== Data section ==

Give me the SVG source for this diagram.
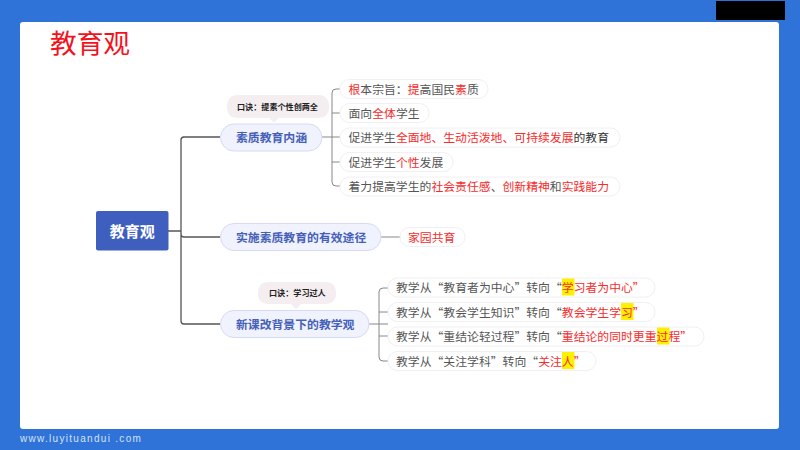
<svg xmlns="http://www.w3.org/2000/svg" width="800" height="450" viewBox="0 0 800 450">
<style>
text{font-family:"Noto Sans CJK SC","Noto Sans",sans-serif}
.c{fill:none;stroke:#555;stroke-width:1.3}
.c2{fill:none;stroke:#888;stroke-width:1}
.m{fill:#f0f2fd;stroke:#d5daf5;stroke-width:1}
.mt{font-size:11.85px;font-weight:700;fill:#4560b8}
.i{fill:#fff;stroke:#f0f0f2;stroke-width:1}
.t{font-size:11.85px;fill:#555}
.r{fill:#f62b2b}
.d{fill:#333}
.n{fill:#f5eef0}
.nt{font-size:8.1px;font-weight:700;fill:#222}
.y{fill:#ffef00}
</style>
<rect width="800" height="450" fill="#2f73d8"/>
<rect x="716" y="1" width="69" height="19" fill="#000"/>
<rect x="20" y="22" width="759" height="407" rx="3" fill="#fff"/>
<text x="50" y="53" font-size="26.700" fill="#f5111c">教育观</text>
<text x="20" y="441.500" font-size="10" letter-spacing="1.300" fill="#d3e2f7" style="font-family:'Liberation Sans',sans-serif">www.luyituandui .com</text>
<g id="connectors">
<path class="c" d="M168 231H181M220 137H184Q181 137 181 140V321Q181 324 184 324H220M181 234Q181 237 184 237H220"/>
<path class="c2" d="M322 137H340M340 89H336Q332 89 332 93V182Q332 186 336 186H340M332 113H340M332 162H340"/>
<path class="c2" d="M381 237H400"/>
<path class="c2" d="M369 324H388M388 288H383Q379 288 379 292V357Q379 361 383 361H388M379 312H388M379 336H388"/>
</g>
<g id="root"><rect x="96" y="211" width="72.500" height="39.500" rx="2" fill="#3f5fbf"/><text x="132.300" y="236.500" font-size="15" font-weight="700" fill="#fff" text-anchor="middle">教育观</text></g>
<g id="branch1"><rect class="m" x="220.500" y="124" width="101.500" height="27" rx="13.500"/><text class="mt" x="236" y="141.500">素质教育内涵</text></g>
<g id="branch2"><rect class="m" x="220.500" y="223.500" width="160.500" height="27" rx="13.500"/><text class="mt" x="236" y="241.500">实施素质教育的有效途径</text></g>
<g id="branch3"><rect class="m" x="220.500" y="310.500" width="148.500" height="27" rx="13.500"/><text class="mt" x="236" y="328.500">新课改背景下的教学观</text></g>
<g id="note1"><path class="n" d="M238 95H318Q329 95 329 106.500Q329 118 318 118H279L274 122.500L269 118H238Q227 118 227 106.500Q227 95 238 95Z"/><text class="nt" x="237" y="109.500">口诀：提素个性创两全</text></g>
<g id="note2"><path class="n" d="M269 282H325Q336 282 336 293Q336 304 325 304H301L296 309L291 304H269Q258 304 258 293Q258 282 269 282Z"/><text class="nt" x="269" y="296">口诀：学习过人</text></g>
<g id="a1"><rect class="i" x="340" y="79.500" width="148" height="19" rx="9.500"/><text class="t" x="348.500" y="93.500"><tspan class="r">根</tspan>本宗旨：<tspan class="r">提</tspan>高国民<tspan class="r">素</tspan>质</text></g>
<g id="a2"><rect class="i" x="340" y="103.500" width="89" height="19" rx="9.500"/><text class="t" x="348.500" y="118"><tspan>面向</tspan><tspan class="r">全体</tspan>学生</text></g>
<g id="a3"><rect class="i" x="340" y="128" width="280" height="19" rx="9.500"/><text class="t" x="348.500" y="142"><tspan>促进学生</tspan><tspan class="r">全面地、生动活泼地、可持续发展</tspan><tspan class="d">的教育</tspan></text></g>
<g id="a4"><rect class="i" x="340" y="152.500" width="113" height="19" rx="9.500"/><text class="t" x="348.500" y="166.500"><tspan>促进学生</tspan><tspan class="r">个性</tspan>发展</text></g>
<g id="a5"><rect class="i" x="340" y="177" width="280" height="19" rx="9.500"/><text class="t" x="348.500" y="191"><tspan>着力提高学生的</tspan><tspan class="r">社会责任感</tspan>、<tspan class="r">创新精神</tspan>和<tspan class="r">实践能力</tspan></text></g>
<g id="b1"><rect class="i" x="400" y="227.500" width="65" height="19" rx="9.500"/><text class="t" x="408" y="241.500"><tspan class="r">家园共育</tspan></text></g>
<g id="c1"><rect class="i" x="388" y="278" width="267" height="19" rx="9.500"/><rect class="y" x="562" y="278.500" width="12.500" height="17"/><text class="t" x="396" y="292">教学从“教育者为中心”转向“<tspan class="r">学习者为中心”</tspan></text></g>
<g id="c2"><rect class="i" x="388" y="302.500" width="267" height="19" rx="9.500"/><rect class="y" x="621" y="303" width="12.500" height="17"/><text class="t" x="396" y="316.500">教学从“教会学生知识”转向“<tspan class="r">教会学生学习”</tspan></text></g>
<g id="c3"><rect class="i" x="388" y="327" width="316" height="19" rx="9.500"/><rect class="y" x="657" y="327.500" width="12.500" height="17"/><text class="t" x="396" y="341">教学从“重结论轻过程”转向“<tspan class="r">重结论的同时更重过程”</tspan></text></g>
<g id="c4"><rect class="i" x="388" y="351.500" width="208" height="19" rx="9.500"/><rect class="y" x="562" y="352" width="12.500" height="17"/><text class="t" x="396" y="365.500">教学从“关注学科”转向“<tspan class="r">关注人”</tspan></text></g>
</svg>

===

Stated goal> Go through the listing above and write it out again exactly, dropping the pictures.

Result of the task>
Give me the SVG source for this diagram.
<svg xmlns="http://www.w3.org/2000/svg" width="800" height="450" viewBox="0 0 800 450">
<style>
text{font-family:"Noto Sans CJK SC","Noto Sans",sans-serif}
.c{fill:none;stroke:#555;stroke-width:1.3}
.c2{fill:none;stroke:#888;stroke-width:1}
.m{fill:#f0f2fd;stroke:#d5daf5;stroke-width:1}
.mt{font-size:11.85px;font-weight:700;fill:#4560b8}
.i{fill:#fff;stroke:#f0f0f2;stroke-width:1}
.t{font-size:11.85px;fill:#555}
.r{fill:#f62b2b}
.d{fill:#333}
.n{fill:#f5eef0}
.nt{font-size:8.1px;font-weight:700;fill:#222}
.y{fill:#ffef00}
</style>
<rect width="800" height="450" fill="#2f73d8"/>
<rect x="716" y="1" width="69" height="19" fill="#000"/>
<rect x="20" y="22" width="759" height="407" rx="3" fill="#fff"/>
<text x="50" y="53" font-size="26.700" fill="#f5111c">教育观</text>
<text x="20" y="441.500" font-size="10" letter-spacing="1.300" fill="#d3e2f7" style="font-family:'Liberation Sans',sans-serif">www.luyituandui .com</text>
<g id="connectors">
<path class="c" d="M168 231H181M220 137H184Q181 137 181 140V321Q181 324 184 324H220M181 234Q181 237 184 237H220"/>
<path class="c2" d="M322 137H340M340 89H336Q332 89 332 93V182Q332 186 336 186H340M332 113H340M332 162H340"/>
<path class="c2" d="M381 237H400"/>
<path class="c2" d="M369 324H388M388 288H383Q379 288 379 292V357Q379 361 383 361H388M379 312H388M379 336H388"/>
</g>
<g id="root"><rect x="96" y="211" width="72.500" height="39.500" rx="2" fill="#3f5fbf"/><text x="132.300" y="236.500" font-size="15" font-weight="700" fill="#fff" text-anchor="middle">教育观</text></g>
<g id="branch1"><rect class="m" x="220.500" y="124" width="101.500" height="27" rx="13.500"/><text class="mt" x="236" y="141.500">素质教育内涵</text></g>
<g id="branch2"><rect class="m" x="220.500" y="223.500" width="160.500" height="27" rx="13.500"/><text class="mt" x="236" y="241.500">实施素质教育的有效途径</text></g>
<g id="branch3"><rect class="m" x="220.500" y="310.500" width="148.500" height="27" rx="13.500"/><text class="mt" x="236" y="328.500">新课改背景下的教学观</text></g>
<g id="note1"><path class="n" d="M238 95H318Q329 95 329 106.500Q329 118 318 118H279L274 122.500L269 118H238Q227 118 227 106.500Q227 95 238 95Z"/><text class="nt" x="237" y="109.500">口诀：提素个性创两全</text></g>
<g id="note2"><path class="n" d="M269 282H325Q336 282 336 293Q336 304 325 304H301L296 309L291 304H269Q258 304 258 293Q258 282 269 282Z"/><text class="nt" x="269" y="296">口诀：学习过人</text></g>
<g id="a1"><rect class="i" x="340" y="79.500" width="148" height="19" rx="9.500"/><text class="t" x="348.500" y="93.500"><tspan class="r">根</tspan>本宗旨：<tspan class="r">提</tspan>高国民<tspan class="r">素</tspan>质</text></g>
<g id="a2"><rect class="i" x="340" y="103.500" width="89" height="19" rx="9.500"/><text class="t" x="348.500" y="118"><tspan>面向</tspan><tspan class="r">全体</tspan>学生</text></g>
<g id="a3"><rect class="i" x="340" y="128" width="280" height="19" rx="9.500"/><text class="t" x="348.500" y="142"><tspan>促进学生</tspan><tspan class="r">全面地、生动活泼地、可持续发展</tspan><tspan class="d">的教育</tspan></text></g>
<g id="a4"><rect class="i" x="340" y="152.500" width="113" height="19" rx="9.500"/><text class="t" x="348.500" y="166.500"><tspan>促进学生</tspan><tspan class="r">个性</tspan>发展</text></g>
<g id="a5"><rect class="i" x="340" y="177" width="280" height="19" rx="9.500"/><text class="t" x="348.500" y="191"><tspan>着力提高学生的</tspan><tspan class="r">社会责任感</tspan>、<tspan class="r">创新精神</tspan>和<tspan class="r">实践能力</tspan></text></g>
<g id="b1"><rect class="i" x="400" y="227.500" width="65" height="19" rx="9.500"/><text class="t" x="408" y="241.500"><tspan class="r">家园共育</tspan></text></g>
<g id="c1"><rect class="i" x="388" y="278" width="267" height="19" rx="9.500"/><rect class="y" x="562" y="278.500" width="12.500" height="17"/><text class="t" x="396" y="292">教学从“教育者为中心”转向“<tspan class="r">学习者为中心”</tspan></text></g>
<g id="c2"><rect class="i" x="388" y="302.500" width="267" height="19" rx="9.500"/><rect class="y" x="621" y="303" width="12.500" height="17"/><text class="t" x="396" y="316.500">教学从“教会学生知识”转向“<tspan class="r">教会学生学习”</tspan></text></g>
<g id="c3"><rect class="i" x="388" y="327" width="316" height="19" rx="9.500"/><rect class="y" x="657" y="327.500" width="12.500" height="17"/><text class="t" x="396" y="341">教学从“重结论轻过程”转向“<tspan class="r">重结论的同时更重过程”</tspan></text></g>
<g id="c4"><rect class="i" x="388" y="351.500" width="208" height="19" rx="9.500"/><rect class="y" x="562" y="352" width="12.500" height="17"/><text class="t" x="396" y="365.500">教学从“关注学科”转向“<tspan class="r">关注人”</tspan></text></g>
</svg>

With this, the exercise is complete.